▶ _WHAT THE TASK ASKS_: Make an exact copy of the entries below with the pictures removed.

— begin DATA —

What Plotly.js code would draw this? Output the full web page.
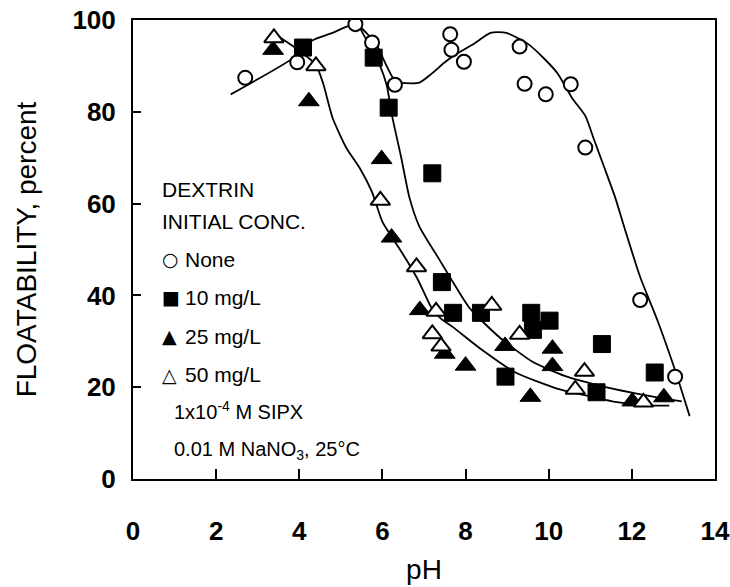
<!DOCTYPE html>
<html>
<head>
<meta charset="utf-8">
<script src="https://cdn.plot.ly/plotly-3.0.1.min.js"></script>
<style>html,body{margin:0;padding:0;background:#fff;}#chart{width:730px;height:587px;}</style>
</head>
<body>
<div id="chart"></div>
<script>
// ---- measured points ----
const pH_none    = [2.70, 3.95, 5.35, 5.75, 6.30, 7.63, 7.66, 7.96, 9.30, 9.42, 9.93, 10.53, 10.88, 12.20, 13.04];
const float_none = [87.4, 90.8, 99.1, 95.1, 85.9, 96.9, 93.5, 90.9, 94.2, 86.1, 83.8, 86.0, 72.2, 39.0, 22.3];

const pH_10    = [4.09, 5.79, 6.15, 7.20, 7.43, 7.70, 8.37, 8.96, 9.58, 9.62, 10.02, 11.15, 11.28, 12.55];
const float_10 = [94.0, 91.8, 80.9, 66.6, 42.9, 36.2, 36.2, 22.3, 36.2, 32.5, 34.5, 18.9, 29.4, 23.2];

const pH_25    = [3.37, 4.23, 5.98, 6.22, 6.90, 7.50, 8.00, 8.95, 9.56, 10.09, 10.09, 12.01, 12.77];
const float_25 = [93.5, 82.3, 69.7, 52.6, 36.8, 27.3, 24.7, 29.0, 17.9, 28.4, 24.6, 16.9, 17.8];

const pH_50    = [3.39, 4.40, 5.95, 6.82, 7.20, 7.29, 7.41, 8.63, 9.30, 10.64, 10.86, 12.28];
const float_50 = [96.1, 90.0, 60.7, 46.2, 31.6, 36.5, 28.9, 37.8, 31.5, 19.5, 23.4, 16.7];

// ---- fitted curves ----
const curve_none_pH    = [2.35, 3.85, 4.30, 4.80, 5.20, 5.45, 5.85, 6.08, 6.32, 6.70, 6.90, 7.17, 7.53, 7.82, 8.23, 8.60, 8.98, 9.50, 9.90, 10.21, 10.57, 10.88, 11.10, 11.34, 11.60, 11.82, 12.20, 12.61, 13.01, 13.39];
const curve_none_float = [83.8, 91.7, 95.5, 97.2, 98.7, 98.5, 94.7, 90.4, 86.6, 86.2, 86.4, 88.2, 91.0, 92.8, 95.0, 97.2, 97.2, 94.8, 91.5, 88.4, 82.9, 79.1, 73.7, 67.8, 61.3, 54.8, 44.0, 34.7, 24.5, 13.7];

const curve_10_pH    = [5.45, 5.62, 5.93, 6.10, 6.24, 6.45, 6.65, 6.89, 7.37, 7.65, 8.10, 8.80, 9.60, 10.40, 11.20, 12.00, 12.60, 13.20];
const curve_10_float = [98.4, 95.6, 90.3, 85.9, 78.8, 70.1, 61.3, 55.0, 47.8, 43.6, 37.2, 31.0, 25.6, 22.4, 20.4, 18.8, 17.8, 16.9];

const curve_2550_pH    = [3.35, 3.90, 4.40, 4.58, 4.80, 5.14, 5.45, 5.75, 6.00, 6.30, 6.58, 6.86, 7.18, 7.40, 7.68, 8.40, 9.20, 10.20, 10.80, 11.60, 12.40, 12.90];
const curve_2550_float = [97.3, 94.0, 90.2, 86.0, 78.7, 72.0, 67.8, 62.5, 56.0, 51.7, 47.7, 43.3, 37.3, 35.0, 33.2, 28.1, 23.2, 19.7, 18.4, 16.8, 16.0, 16.0];

// ---- text ----
const xTicks = [0, 2, 4, 6, 8, 10, 12, 14];
const yTicks = [0, 20, 40, 60, 80, 100];
const legendHead = ["DEXTRIN", "INITIAL CONC."];
const legendGlyphs = ["○", "■", "▲", "△"];
const legendLabels = ["None", "10 mg/L", "25 mg/L", "50 mg/L"];
const notes = ["1x10<sup>-4</sup> M SIPX", "0.01 M NaNO<sub>3</sub>, 25°C"];

const FONT = "Liberation Sans, Arial, Helvetica, sans-serif";
const lineStyle = {color: "#000", width: 1.8, shape: "spline", smoothing: 0.6};

const traces = [
  {x: curve_none_pH, y: curve_none_float, mode: "lines", line: lineStyle, hoverinfo: "skip"},
  {x: curve_10_pH, y: curve_10_float, mode: "lines", line: lineStyle, hoverinfo: "skip"},
  {x: curve_2550_pH, y: curve_2550_float, mode: "lines", line: lineStyle, hoverinfo: "skip"},
  {x: pH_none, y: float_none, mode: "markers", name: "None",
   marker: {symbol: "circle", size: 14, color: "#fff", line: {color: "#000", width: 2}}},
  {x: pH_10, y: float_10, mode: "markers", name: "10 mg/L",
   marker: {symbol: "square", size: 17, color: "#000", line: {color: "#000", width: 1}}},
  {x: pH_25, y: float_25, mode: "markers", name: "25 mg/L",
   marker: {symbol: "triangle-up", size: 18, color: "#000", line: {color: "#000", width: 1}}},
  {x: pH_50, y: float_50, mode: "markers", name: "50 mg/L",
   marker: {symbol: "triangle-up", size: 17, color: "#fff", line: {color: "#000", width: 2}}}
];

// legend block placement (paper coords)
const annX = 0.046, labelX = 0.086, noteX = 0.067;
const headY = [0.630, 0.560];
const itemY = [0.479, 0.3965, 0.3115, 0.2266];
const noteY = [0.150, 0.063];

const annotations = [];
legendHead.forEach((t, i) => annotations.push({
  xref: "paper", yref: "paper", x: annX, y: headY[i], xanchor: "left", yanchor: "middle",
  text: t, showarrow: false, font: {family: FONT, size: 21, color: "#000"}
}));
legendGlyphs.forEach((g, i) => annotations.push({
  xref: "paper", yref: "paper", x: annX, y: itemY[i], xanchor: "left", yanchor: "middle",
  text: g, showarrow: false, font: {family: "DejaVu Sans", size: 19, color: "#000"}
}));
legendLabels.forEach((t, i) => annotations.push({
  xref: "paper", yref: "paper", x: labelX, y: itemY[i], xanchor: "left", yanchor: "middle",
  text: t, showarrow: false, font: {family: FONT, size: 21, color: "#000"}
}));
notes.forEach((t, i) => annotations.push({
  xref: "paper", yref: "paper", x: noteX, y: noteY[i], xanchor: "left", yanchor: "middle",
  text: t, showarrow: false, font: {family: FONT, size: 20, color: "#000"}
}));

const layout = {
  width: 730, height: 587,
  margin: {l: 133, r: 15, t: 20, b: 108},
  paper_bgcolor: "#fff", plot_bgcolor: "#fff",
  showlegend: false,
  font: {family: FONT, color: "#000"},
  xaxis: {
    range: [0, 14], tickvals: xTicks, ticktext: xTicks.map(String),
    ticks: "inside", ticklen: 10, tickwidth: 2, tickcolor: "#000",
    showline: true, linecolor: "#000", linewidth: 2, mirror: true,
    showgrid: false, zeroline: false,
    tickfont: {family: FONT, size: 26, color: "#000", weight: "bold"}, ticklabelstandoff: 28,
    title: {text: "pH", font: {family: FONT, size: 28, color: "#000"}, standoff: 14}
  },
  yaxis: {
    range: [0, 100], tickvals: yTicks, ticktext: yTicks.map(String),
    ticks: "inside", ticklen: 8, tickwidth: 2, tickcolor: "#000",
    showline: true, linecolor: "#000", linewidth: 2, mirror: true,
    showgrid: false, zeroline: false,
    tickfont: {family: FONT, size: 26, color: "#000", weight: "bold"}, ticklabelstandoff: 10,
    title: {text: "FLOATABILITY, percent", font: {family: FONT, size: 28, color: "#000"}, standoff: 28}
  },
  annotations: annotations
};

Plotly.newPlot("chart", traces, layout, {staticPlot: true, displayModeBar: false});
</script>
</body>
</html>
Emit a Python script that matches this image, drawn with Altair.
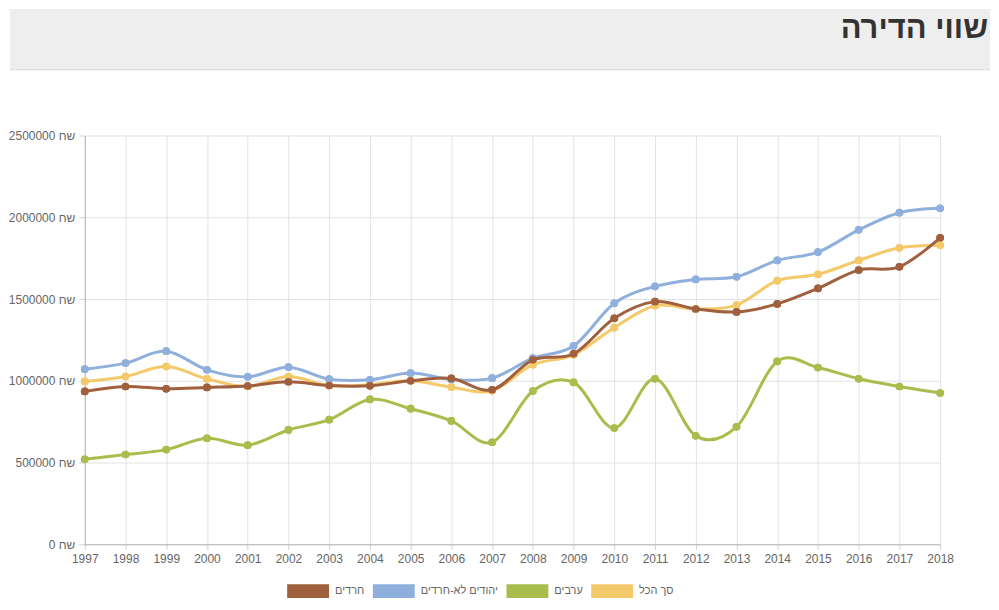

— end DATA —

▶ _EXERCISE ANSWER_:
What Plotly.js code would draw this? Output the full web page.
<!DOCTYPE html>
<html>
<head>
<meta charset="utf-8">
<script src="https://cdn.plot.ly/plotly-3.0.1.min.js"></script>
<style>html,body{margin:0;padding:0;background:#fff;}#chart{width:730px;height:587px;}</style>
</head>
<body>
<div id="chart"></div>
<script>
// ---- measured points ----
const pH_none    = [2.70, 3.95, 5.35, 5.75, 6.30, 7.63, 7.66, 7.96, 9.30, 9.42, 9.93, 10.53, 10.88, 12.20, 13.04];
const float_none = [87.4, 90.8, 99.1, 95.1, 85.9, 96.9, 93.5, 90.9, 94.2, 86.1, 83.8, 86.0, 72.2, 39.0, 22.3];

const pH_10    = [4.09, 5.79, 6.15, 7.20, 7.43, 7.70, 8.37, 8.96, 9.58, 9.62, 10.02, 11.15, 11.28, 12.55];
const float_10 = [94.0, 91.8, 80.9, 66.6, 42.9, 36.2, 36.2, 22.3, 36.2, 32.5, 34.5, 18.9, 29.4, 23.2];

const pH_25    = [3.37, 4.23, 5.98, 6.22, 6.90, 7.50, 8.00, 8.95, 9.56, 10.09, 10.09, 12.01, 12.77];
const float_25 = [93.5, 82.3, 69.7, 52.6, 36.8, 27.3, 24.7, 29.0, 17.9, 28.4, 24.6, 16.9, 17.8];

const pH_50    = [3.39, 4.40, 5.95, 6.82, 7.20, 7.29, 7.41, 8.63, 9.30, 10.64, 10.86, 12.28];
const float_50 = [96.1, 90.0, 60.7, 46.2, 31.6, 36.5, 28.9, 37.8, 31.5, 19.5, 23.4, 16.7];

// ---- fitted curves ----
const curve_none_pH    = [2.35, 3.85, 4.30, 4.80, 5.20, 5.45, 5.85, 6.08, 6.32, 6.70, 6.90, 7.17, 7.53, 7.82, 8.23, 8.60, 8.98, 9.50, 9.90, 10.21, 10.57, 10.88, 11.10, 11.34, 11.60, 11.82, 12.20, 12.61, 13.01, 13.39];
const curve_none_float = [83.8, 91.7, 95.5, 97.2, 98.7, 98.5, 94.7, 90.4, 86.6, 86.2, 86.4, 88.2, 91.0, 92.8, 95.0, 97.2, 97.2, 94.8, 91.5, 88.4, 82.9, 79.1, 73.7, 67.8, 61.3, 54.8, 44.0, 34.7, 24.5, 13.7];

const curve_10_pH    = [5.45, 5.62, 5.93, 6.10, 6.24, 6.45, 6.65, 6.89, 7.37, 7.65, 8.10, 8.80, 9.60, 10.40, 11.20, 12.00, 12.60, 13.20];
const curve_10_float = [98.4, 95.6, 90.3, 85.9, 78.8, 70.1, 61.3, 55.0, 47.8, 43.6, 37.2, 31.0, 25.6, 22.4, 20.4, 18.8, 17.8, 16.9];

const curve_2550_pH    = [3.35, 3.90, 4.40, 4.58, 4.80, 5.14, 5.45, 5.75, 6.00, 6.30, 6.58, 6.86, 7.18, 7.40, 7.68, 8.40, 9.20, 10.20, 10.80, 11.60, 12.40, 12.90];
const curve_2550_float = [97.3, 94.0, 90.2, 86.0, 78.7, 72.0, 67.8, 62.5, 56.0, 51.7, 47.7, 43.3, 37.3, 35.0, 33.2, 28.1, 23.2, 19.7, 18.4, 16.8, 16.0, 16.0];

// ---- text ----
const xTicks = [0, 2, 4, 6, 8, 10, 12, 14];
const yTicks = [0, 20, 40, 60, 80, 100];
const legendHead = ["DEXTRIN", "INITIAL CONC."];
const legendGlyphs = ["○", "■", "▲", "△"];
const legendLabels = ["None", "10 mg/L", "25 mg/L", "50 mg/L"];
const notes = ["1x10<sup>-4</sup> M SIPX", "0.01 M NaNO<sub>3</sub>, 25°C"];

const FONT = "Liberation Sans, Arial, Helvetica, sans-serif";
const lineStyle = {color: "#000", width: 1.8, shape: "spline", smoothing: 0.6};

const traces = [
  {x: curve_none_pH, y: curve_none_float, mode: "lines", line: lineStyle, hoverinfo: "skip"},
  {x: curve_10_pH, y: curve_10_float, mode: "lines", line: lineStyle, hoverinfo: "skip"},
  {x: curve_2550_pH, y: curve_2550_float, mode: "lines", line: lineStyle, hoverinfo: "skip"},
  {x: pH_none, y: float_none, mode: "markers", name: "None",
   marker: {symbol: "circle", size: 14, color: "#fff", line: {color: "#000", width: 2}}},
  {x: pH_10, y: float_10, mode: "markers", name: "10 mg/L",
   marker: {symbol: "square", size: 17, color: "#000", line: {color: "#000", width: 1}}},
  {x: pH_25, y: float_25, mode: "markers", name: "25 mg/L",
   marker: {symbol: "triangle-up", size: 18, color: "#000", line: {color: "#000", width: 1}}},
  {x: pH_50, y: float_50, mode: "markers", name: "50 mg/L",
   marker: {symbol: "triangle-up", size: 17, color: "#fff", line: {color: "#000", width: 2}}}
];

// legend block placement (paper coords)
const annX = 0.046, labelX = 0.086, noteX = 0.067;
const headY = [0.630, 0.560];
const itemY = [0.479, 0.3965, 0.3115, 0.2266];
const noteY = [0.150, 0.063];

const annotations = [];
legendHead.forEach((t, i) => annotations.push({
  xref: "paper", yref: "paper", x: annX, y: headY[i], xanchor: "left", yanchor: "middle",
  text: t, showarrow: false, font: {family: FONT, size: 21, color: "#000"}
}));
legendGlyphs.forEach((g, i) => annotations.push({
  xref: "paper", yref: "paper", x: annX, y: itemY[i], xanchor: "left", yanchor: "middle",
  text: g, showarrow: false, font: {family: "DejaVu Sans", size: 19, color: "#000"}
}));
legendLabels.forEach((t, i) => annotations.push({
  xref: "paper", yref: "paper", x: labelX, y: itemY[i], xanchor: "left", yanchor: "middle",
  text: t, showarrow: false, font: {family: FONT, size: 21, color: "#000"}
}));
notes.forEach((t, i) => annotations.push({
  xref: "paper", yref: "paper", x: noteX, y: noteY[i], xanchor: "left", yanchor: "middle",
  text: t, showarrow: false, font: {family: FONT, size: 20, color: "#000"}
}));

const layout = {
  width: 730, height: 587,
  margin: {l: 133, r: 15, t: 20, b: 108},
  paper_bgcolor: "#fff", plot_bgcolor: "#fff",
  showlegend: false,
  font: {family: FONT, color: "#000"},
  xaxis: {
    range: [0, 14], tickvals: xTicks, ticktext: xTicks.map(String),
    ticks: "inside", ticklen: 10, tickwidth: 2, tickcolor: "#000",
    showline: true, linecolor: "#000", linewidth: 2, mirror: true,
    showgrid: false, zeroline: false,
    tickfont: {family: FONT, size: 26, color: "#000", weight: "bold"}, ticklabelstandoff: 28,
    title: {text: "pH", font: {family: FONT, size: 28, color: "#000"}, standoff: 14}
  },
  yaxis: {
    range: [0, 100], tickvals: yTicks, ticktext: yTicks.map(String),
    ticks: "inside", ticklen: 8, tickwidth: 2, tickcolor: "#000",
    showline: true, linecolor: "#000", linewidth: 2, mirror: true,
    showgrid: false, zeroline: false,
    tickfont: {family: FONT, size: 26, color: "#000", weight: "bold"}, ticklabelstandoff: 10,
    title: {text: "FLOATABILITY, percent", font: {family: FONT, size: 28, color: "#000"}, standoff: 28}
  },
  annotations: annotations
};

Plotly.newPlot("chart", traces, layout, {staticPlot: true, displayModeBar: false});
</script>
</body>
</html>
Emit a Python script that matches this image, drawn with Altair.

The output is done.